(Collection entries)
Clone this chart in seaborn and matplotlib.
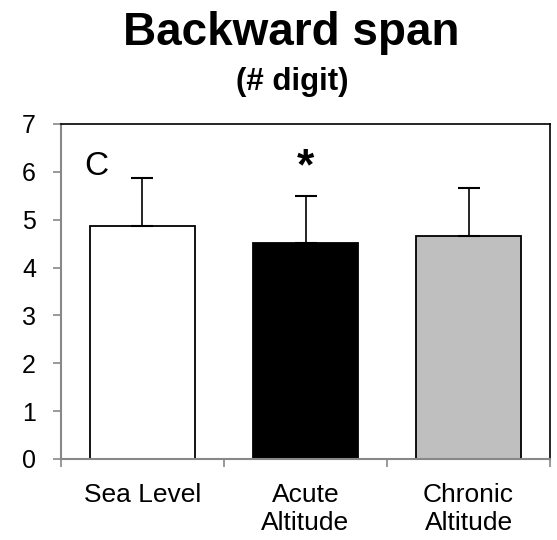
import matplotlib
matplotlib.use("Agg")
import matplotlib.pyplot as plt
import numpy as np
import pandas as pd
import seaborn as sns

# values
groups = ["Sea Level", "Acute\nAltitude", "Chronic\nAltitude"]
means = [4.87, 4.51, 4.66]
sem = [1.00, 0.99, 1.00]
bar_colors = ["#ffffff", "#000000", "#bfbfbf"]

sns.set_theme(style="white")
plt.rcParams['font.family'] = ['Liberation Sans', 'DejaVu Sans']
plt.rcParams['text.color'] = 'black'
plt.rcParams['xtick.labelcolor'] = 'black'
plt.rcParams['ytick.labelcolor'] = 'black'

df = pd.DataFrame({"group": groups, "mean": means})

fig = plt.figure(figsize=(5.57, 5.40), dpi=100)
ax = fig.add_axes([0.1095, 0.15, 0.878, 0.6204])

sns.barplot(data=df, x="group", y="mean", hue="group", palette=bar_colors,
            edgecolor="black", linewidth=1.3, width=0.64, legend=False, ax=ax)

# upper-only error bars
x = np.arange(len(groups))
ax.errorbar(x, means, yerr=[np.zeros(len(sem)), sem], fmt="none",
            ecolor="black", elinewidth=1.2, capsize=8, capthick=1.5)

ax.set_ylim(0, 7)
ax.set_xlim(-0.5, 2.5)
ax.set_yticks(range(0, 8))
ax.set_xlabel("")
ax.set_ylabel("")

for side in ["top", "right"]:
    ax.spines[side].set_color("black")
    ax.spines[side].set_linewidth(1.2)
for side in ["left", "bottom"]:
    ax.spines[side].set_color("#888888")
    ax.spines[side].set_linewidth(1.5)

ax.tick_params(axis="y", which="both", left=True, direction="out", length=6,
               color="#888888", width=1.2, labelsize=18, pad=12)
ax.tick_params(axis="x", which="major", bottom=False, labelsize=19, pad=11)
for lbl in ax.get_xticklabels():
    lbl.set_linespacing(1.24)
ax.set_xticks([-0.5, 0.5, 1.5, 2.5], minor=True)
ax.tick_params(axis="x", which="minor", bottom=True, direction="out", length=6,
               color="#888888", width=1.2)

ax.text(-0.36, 6.12, "C", fontsize=24, ha="left", va="center")
ax.text(1, 5.84, "*", fontsize=32, fontweight="bold", ha="center", va="baseline")

fig.text(0.522, 0.917, "Backward span", fontsize=33, fontweight="bold",
         ha="center", va="baseline")
fig.text(0.524, 0.833, "(# digit)", fontsize=22.5, fontweight="bold",
         ha="center", va="baseline")

fig.savefig("out.png", dpi=100)
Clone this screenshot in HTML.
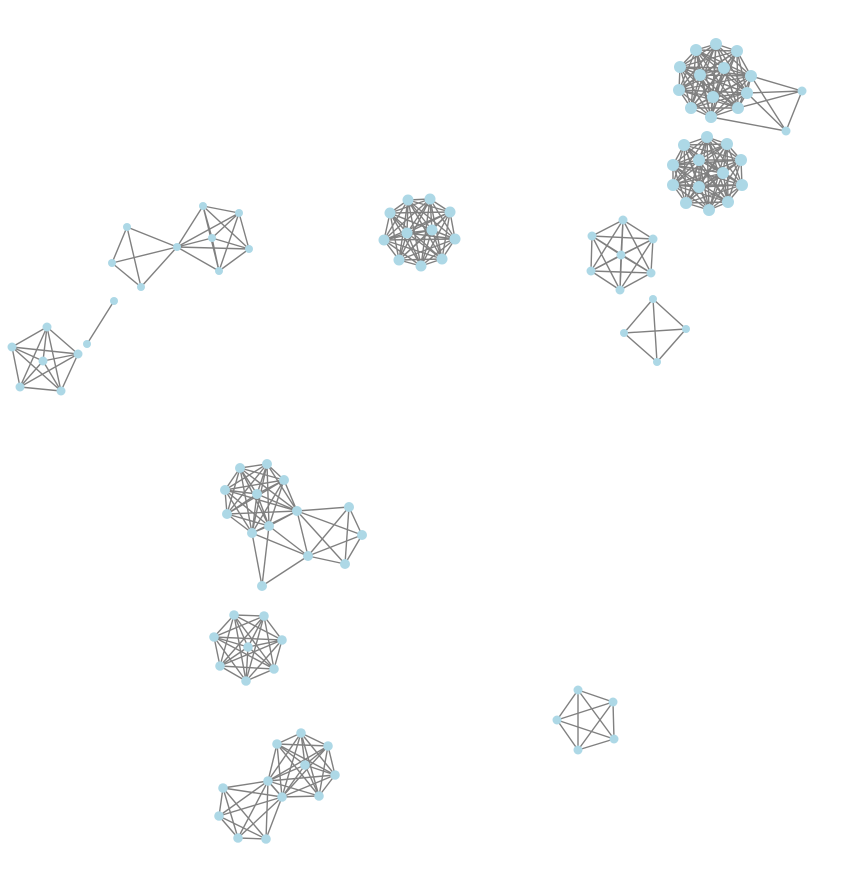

● EXERCISE DETAILS
Transcribe the records above exactly, leaving out every picture.

● WRITTEN SOLUTION
Clone this chart in seaborn and matplotlib.
import matplotlib
matplotlib.use("Agg")
import matplotlib.pyplot as plt
import numpy as np
import pandas as pd
import seaborn as sns

# values
groups = ["Sea Level", "Acute\nAltitude", "Chronic\nAltitude"]
means = [4.87, 4.51, 4.66]
sem = [1.00, 0.99, 1.00]
bar_colors = ["#ffffff", "#000000", "#bfbfbf"]

sns.set_theme(style="white")
plt.rcParams['font.family'] = ['Liberation Sans', 'DejaVu Sans']
plt.rcParams['text.color'] = 'black'
plt.rcParams['xtick.labelcolor'] = 'black'
plt.rcParams['ytick.labelcolor'] = 'black'

df = pd.DataFrame({"group": groups, "mean": means})

fig = plt.figure(figsize=(5.57, 5.40), dpi=100)
ax = fig.add_axes([0.1095, 0.15, 0.878, 0.6204])

sns.barplot(data=df, x="group", y="mean", hue="group", palette=bar_colors,
            edgecolor="black", linewidth=1.3, width=0.64, legend=False, ax=ax)

# upper-only error bars
x = np.arange(len(groups))
ax.errorbar(x, means, yerr=[np.zeros(len(sem)), sem], fmt="none",
            ecolor="black", elinewidth=1.2, capsize=8, capthick=1.5)

ax.set_ylim(0, 7)
ax.set_xlim(-0.5, 2.5)
ax.set_yticks(range(0, 8))
ax.set_xlabel("")
ax.set_ylabel("")

for side in ["top", "right"]:
    ax.spines[side].set_color("black")
    ax.spines[side].set_linewidth(1.2)
for side in ["left", "bottom"]:
    ax.spines[side].set_color("#888888")
    ax.spines[side].set_linewidth(1.5)

ax.tick_params(axis="y", which="both", left=True, direction="out", length=6,
               color="#888888", width=1.2, labelsize=18, pad=12)
ax.tick_params(axis="x", which="major", bottom=False, labelsize=19, pad=11)
for lbl in ax.get_xticklabels():
    lbl.set_linespacing(1.24)
ax.set_xticks([-0.5, 0.5, 1.5, 2.5], minor=True)
ax.tick_params(axis="x", which="minor", bottom=True, direction="out", length=6,
               color="#888888", width=1.2)

ax.text(-0.36, 6.12, "C", fontsize=24, ha="left", va="center")
ax.text(1, 5.84, "*", fontsize=32, fontweight="bold", ha="center", va="baseline")

fig.text(0.522, 0.917, "Backward span", fontsize=33, fontweight="bold",
         ha="center", va="baseline")
fig.text(0.524, 0.833, "(# digit)", fontsize=22.5, fontweight="bold",
         ha="center", va="baseline")

fig.savefig("out.png", dpi=100)
Clone this screenshot in HTML.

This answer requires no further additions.